Barrett also quotes Ron Michael on growing up Jewish on the West Side between the wars:
“There were unwritten boundaries and my problem was that my route to public school went past Resurrection Parish. Some of the older Catholic kids would stop me on a regular basis.”
As West Side Jews migrated into Albany Park and North Park, these Irish-American concepts of turf and toughness and gangs migrated northwards as well. When I interviewed former Albany Park resident Syd Lieberman, he told me being tough was the most important thing for the Albany Park Jewish boys of his day. One reason was they had to defend themselves. He recalled the anti-semitic insults and threats hurled at the visiting Roosevelt boys during an away basketball game at Lake View High School.

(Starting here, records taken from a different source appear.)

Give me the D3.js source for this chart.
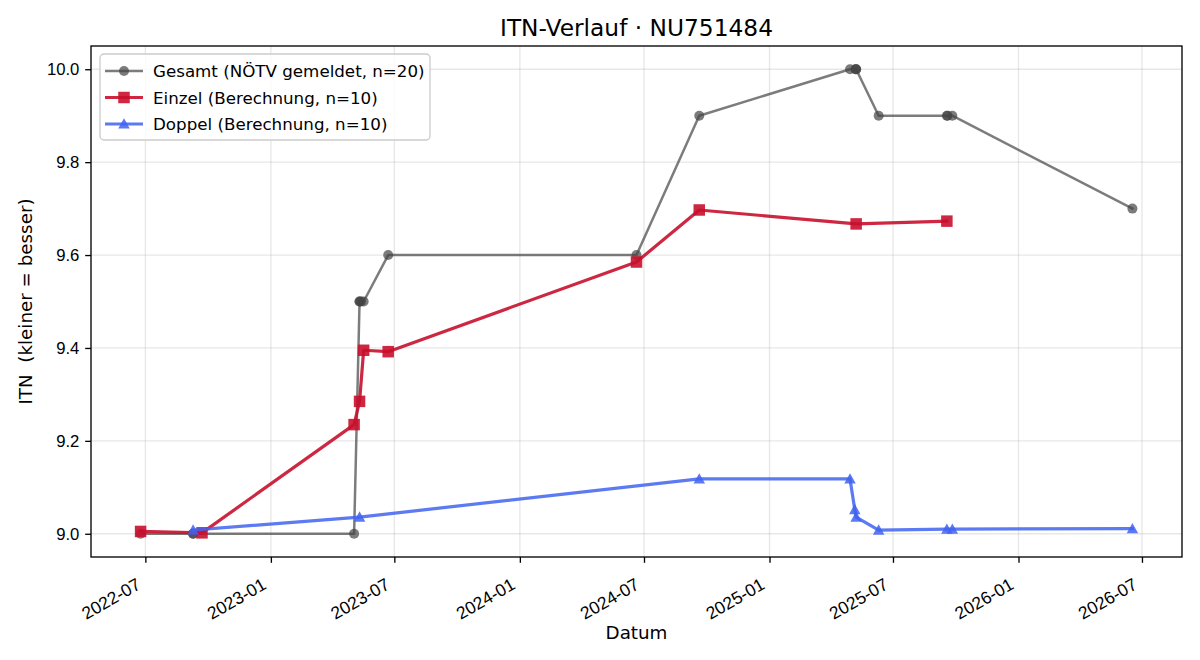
<!DOCTYPE html>
<html>
<head>
<meta charset="utf-8">
<script src="https://cdn.jsdelivr.net/npm/d3@7"></script>
<style>
  html, body { margin: 0; padding: 0; background: #fff; }
  svg { display: block; font-family: "DejaVu Sans", sans-serif; }
</style>
</head>
<body>
<svg id="chart" width="1200" height="660"></svg>
<script>
// ---- Data ----
const gesamtDates = ["2022-06-24","2022-09-09","2022-09-09","2023-05-03","2023-05-11","2023-05-11","2023-05-13","2023-05-17","2023-06-22","2024-06-20","2024-09-20","2025-04-29","2025-05-07","2025-05-08","2025-05-08","2025-06-10","2025-09-18","2025-09-19","2025-09-26","2026-06-17"];
const gesamtValues = [9.0, 9.0, 9.0, 9.0, 9.5, 9.5, 9.5, 9.5, 9.6, 9.6, 9.9, 10.0, 10.0, 10.0, 10.0, 9.9, 9.9, 9.9, 9.9, 9.7];

const einzelDates = ["2022-06-24","2022-09-22","2023-05-03","2023-05-11","2023-05-17","2023-06-22","2024-06-20","2024-09-20","2025-05-08","2025-09-18"];
const einzelValues = [9.005, 9.002, 9.235, 9.285, 9.395, 9.392, 9.585, 9.697, 9.667, 9.673];

const doppelDates = ["2022-09-09","2023-05-11","2024-09-20","2025-04-29","2025-05-06","2025-05-08","2025-06-10","2025-09-18","2025-09-26","2026-06-17"];
const doppelValues = [9.008, 9.036, 9.118, 9.118, 9.052, 9.036, 9.008, 9.010, 9.010, 9.011];

const xTickDates = ["2022-07-01","2023-01-01","2023-07-01","2024-01-01","2024-07-01","2025-01-01","2025-07-01","2026-01-01","2026-07-01"];
const yTicks = [9.0, 9.2, 9.4, 9.6, 9.8, 10.0];

const titleText = "ITN-Verlauf · NU751484";
const xLabel = "Datum";
const yLabel = "ITN  (kleiner = besser)";
const legendLabels = ["Gesamt (NÖTV gemeldet, n=20)", "Einzel (Berechnung, n=10)", "Doppel (Berechnung, n=10)"];

// ---- Setup ----
const parse = d3.utcParse("%Y-%m-%d");
const fmt = d3.utcFormat("%Y-%m");
const zip = (ds, vs) => ds.map((d, i) => ({ date: parse(d), value: vs[i] }));

const series = [
  { name: legendLabels[0], data: zip(gesamtDates, gesamtValues), color: "#444444", opacity: 0.7, width: 2.5, marker: "circle", size: 10 },
  { name: legendLabels[1], data: zip(einzelDates, einzelValues), color: "#c8102e", opacity: 0.9, width: 3.2, marker: "square", size: 11.5 },
  { name: legendLabels[2], data: zip(doppelDates, doppelValues), color: "#3f63f0", opacity: 0.85, width: 3.2, marker: "triangle", size: 11.5 }
];

const svg = d3.select("#chart");
const L = 91, R = 1182, T = 46, B = 557;

const allDates = series.flatMap(s => s.data.map(d => +d.date));
const allVals = series.flatMap(s => s.data.map(d => d.value));
const dmin = d3.min(allDates), dmax = d3.max(allDates);
const dpad = (dmax - dmin) * 0.05;
const vmin = d3.min(allVals), vmax = d3.max(allVals);
const vpad = (vmax - vmin) * 0.05;

const x = d3.scaleUtc().domain([new Date(dmin - dpad), new Date(dmax + dpad)]).range([L, R]);
const y = d3.scaleLinear().domain([vmin - vpad, vmax + vpad]).range([B, T]);

const xTicks = xTickDates.map(parse);

// Grid
const grid = svg.append("g").attr("stroke", "#b0b0b0").attr("stroke-opacity", 0.3).attr("stroke-width", 1.33);
grid.selectAll(".gx").data(xTicks).join("line")
  .attr("x1", d => x(d)).attr("x2", d => x(d)).attr("y1", T).attr("y2", B);
grid.selectAll(".gy").data(yTicks).join("line")
  .attr("x1", L).attr("x2", R).attr("y1", d => y(d)).attr("y2", d => y(d));

// Marker generators
function markerPath(type, size) {
  const h = size / 2;
  if (type === "square") return `M${-h},${-h}H${h}V${h}H${-h}Z`;
  if (type === "triangle") return `M0,${-h}L${h},${h * 0.8}L${-h},${h * 0.8}Z`;
  return d3.symbol(d3.symbolCircle, Math.PI * h * h)();
}

const line = d3.line().x(d => x(d.date)).y(d => y(d.value));
const plot = svg.append("g");

series.forEach(s => {
  plot.append("path").datum(s.data)
    .attr("fill", "none").attr("stroke", s.color).attr("stroke-width", s.width)
    .attr("stroke-opacity", s.opacity).attr("stroke-linejoin", "round").attr("stroke-linecap", "square")
    .attr("d", line);
  plot.append("g").selectAll("path").data(s.data).join("path")
    .attr("transform", d => `translate(${x(d.date)},${y(d.value)})`)
    .attr("d", markerPath(s.marker, s.size))
    .attr("fill", s.color).attr("fill-opacity", s.opacity);
});

// Axes
const xAxis = d3.axisBottom(x).tickValues(xTicks).tickFormat(fmt).tickSize(5.8).tickPadding(5.8);
const gx = svg.append("g").attr("transform", `translate(0,${B})`).call(xAxis);
gx.select(".domain").remove();
gx.selectAll(".tick line").attr("stroke", "#000").attr("stroke-width", 1.33);
gx.selectAll(".tick text")
  .attr("font-size", 17.5).attr("fill", "#000")
  .attr("text-anchor", "end")
  .attr("dy", null).attr("y", null)
  .attr("transform", "translate(-4,31) rotate(-30)");

const yAxis = d3.axisLeft(y).tickValues(yTicks).tickFormat(d3.format(".1f")).tickSize(5.8).tickPadding(5.8);
const gy = svg.append("g").attr("transform", `translate(${L},0)`).call(yAxis);
gy.select(".domain").remove();
gy.selectAll(".tick line").attr("stroke", "#000").attr("stroke-width", 1.33);
gy.selectAll(".tick text").attr("font-size", 16.7).attr("fill", "#000");

// Frame
svg.append("rect").attr("x", L).attr("y", T).attr("width", R - L).attr("height", B - T)
  .attr("fill", "none").attr("stroke", "#000").attr("stroke-width", 1.33);

// Labels
svg.append("text").attr("x", (L + R) / 2).attr("y", 36).attr("text-anchor", "middle")
  .attr("font-size", 23.3).attr("fill", "#000").text(titleText);
svg.append("text").attr("x", (L + R) / 2).attr("y", 639).attr("text-anchor", "middle")
  .attr("font-size", 18.3).attr("fill", "#000").text(xLabel);
svg.append("text").attr("transform", `translate(32,${(T + B) / 2}) rotate(-90)`).attr("text-anchor", "middle")
  .style("white-space", "pre")
  .attr("font-size", 18.3).attr("fill", "#000").text(yLabel);

// Legend
const lg = svg.append("g");
lg.append("rect").attr("x", 100).attr("y", 54).attr("width", 330).attr("height", 86).attr("rx", 4)
  .attr("fill", "#fff").attr("fill-opacity", 0.8).attr("stroke", "#cccccc").attr("stroke-width", 1.33);
series.forEach((s, i) => {
  const yy = 71 + i * 26.5;
  lg.append("line").attr("x1", 105).attr("x2", 143).attr("y1", yy).attr("y2", yy)
    .attr("stroke", s.color).attr("stroke-width", s.width).attr("stroke-opacity", s.opacity);
  lg.append("path").attr("transform", `translate(124,${yy})`).attr("d", markerPath(s.marker, s.size))
    .attr("fill", s.color).attr("fill-opacity", s.opacity);
  lg.append("text").attr("x", 153).attr("y", yy + 6).attr("font-size", 16.7).attr("fill", "#000").text(s.name);
});
</script>
</body>
</html>
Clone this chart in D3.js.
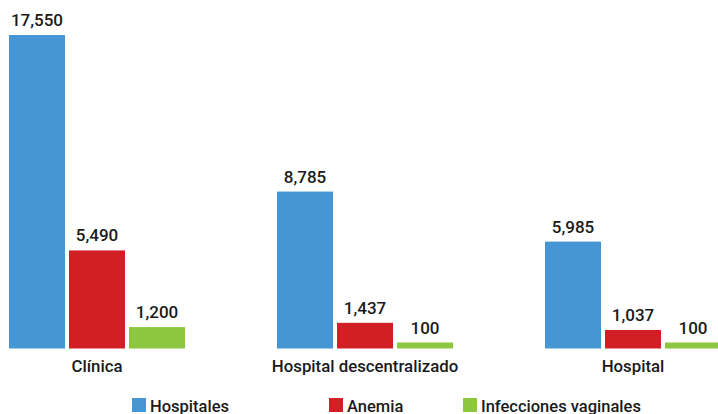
<!DOCTYPE html>
<html>
<head>
<meta charset="utf-8">
<script src="https://cdn.jsdelivr.net/npm/d3@7"></script>
<style>
  body { margin: 0; background: #fff; }
  svg { display: block; font-family: Roboto, "Liberation Sans", sans-serif; }
</style>
</head>
<body>
<svg id="chart" width="718" height="414"></svg>
<script>
// data
const categories = ['Clínica', 'Hospital descentralizado', 'Hospital'];
const series = ['Hospitales', 'Anemia', 'Infecciones vaginales'];
const hospitales = [17550, 8785, 5985];
const anemia = [5490, 1437, 1037];
const infecciones = [1200, 100, 100];
const colors = ['#4596d3', '#d21f26', '#8dc63f'];

const values = [hospitales, anemia, infecciones];
const rows = categories.map((c, i) => ({
  category: c,
  bars: series.map((s, j) => ({ series: s, value: values[j][i], color: colors[j] }))
}));

const svg = d3.select('#chart');
const baseline = 348.5;

const x0 = d3.scaleBand().domain(categories).range([9, 721]).paddingInner(0.3433).paddingOuter(0);
const x1 = d3.scaleBand().domain(series).range([0, x0.bandwidth()]).paddingInner(0.0667).paddingOuter(0);
const y = d3.scaleLinear().domain([0, d3.max(hospitales)]).range([baseline, 35]);
const minH = 6; // tiny values still get a visible sliver

const g = svg.selectAll('g.group')
  .data(rows)
  .join('g')
  .attr('class', 'group')
  .attr('transform', d => `translate(${x0(d.category)},0)`);

g.selectAll('rect')
  .data(d => d.bars)
  .join('rect')
  .attr('x', d => x1(d.series))
  .attr('width', x1.bandwidth())
  .attr('y', d => Math.min(y(d.value), baseline - minH))
  .attr('height', d => Math.max(baseline - y(d.value), minH))
  .attr('fill', d => d.color);

g.selectAll('text.val')
  .data(d => d.bars)
  .join('text')
  .attr('class', 'val')
  .attr('x', d => x1(d.series) + x1.bandwidth() / 2)
  .attr('y', d => Math.min(y(d.value), baseline - minH) - 9)
  .attr('text-anchor', 'middle')
  .attr('font-size', 17)
  .attr('font-weight', 500)
  .attr('fill', '#1a1a1a')
  .text(d => d3.format(',')(d.value));

g.append('text')
  .attr('x', x0.bandwidth() / 2)
  .attr('y', 372)
  .attr('text-anchor', 'middle')
  .attr('font-size', 16.8)
  .attr('font-weight', 500)
  .attr('fill', '#1a1a1a')
  .text(d => d.category);

// legend
const legendX = [132, 329, 463];
const leg = svg.selectAll('g.legend')
  .data(series)
  .join('g')
  .attr('class', 'legend')
  .attr('transform', (d, i) => `translate(${legendX[i]},398)`);

leg.append('rect')
  .attr('width', 14)
  .attr('height', 14)
  .attr('fill', (d, i) => colors[i]);

leg.append('text')
  .attr('x', 18)
  .attr('y', 13.5)
  .attr('font-size', 16.5)
  .attr('font-weight', 500)
  .attr('fill', '#1a1a1a')
  .text(d => d);
</script>
</body>
</html>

Other men who attended Von Steuben in the 1950s recall similarly motivated fights with guys from Amundsen High School. I’ve been told that in the 1950s the river running through the middle of River Park was a dividing line: Jews on the west side and Gentiles to the east.
According to Barrett, the early Irish immigrants invented the idea of a precise boundary between neighborhoods, and the practice of defending it with violence. They even invented social athletic clubs, so near and dear to the hearts of the Von Steuben and Roosevelt students of the fifties and sixties.
In Chicago, as elsewhere, people say, “everybody’s Irish on St. Patrick’s Day.” It’s truer than we knew.
The Irish Way: Becoming American in the Multiethnic City by James R. Barrett
The Penguin Press
March 5, 2012
Disclosure: I was given a copy of this book to review as part of a book tour hosted by TLC Book Tours.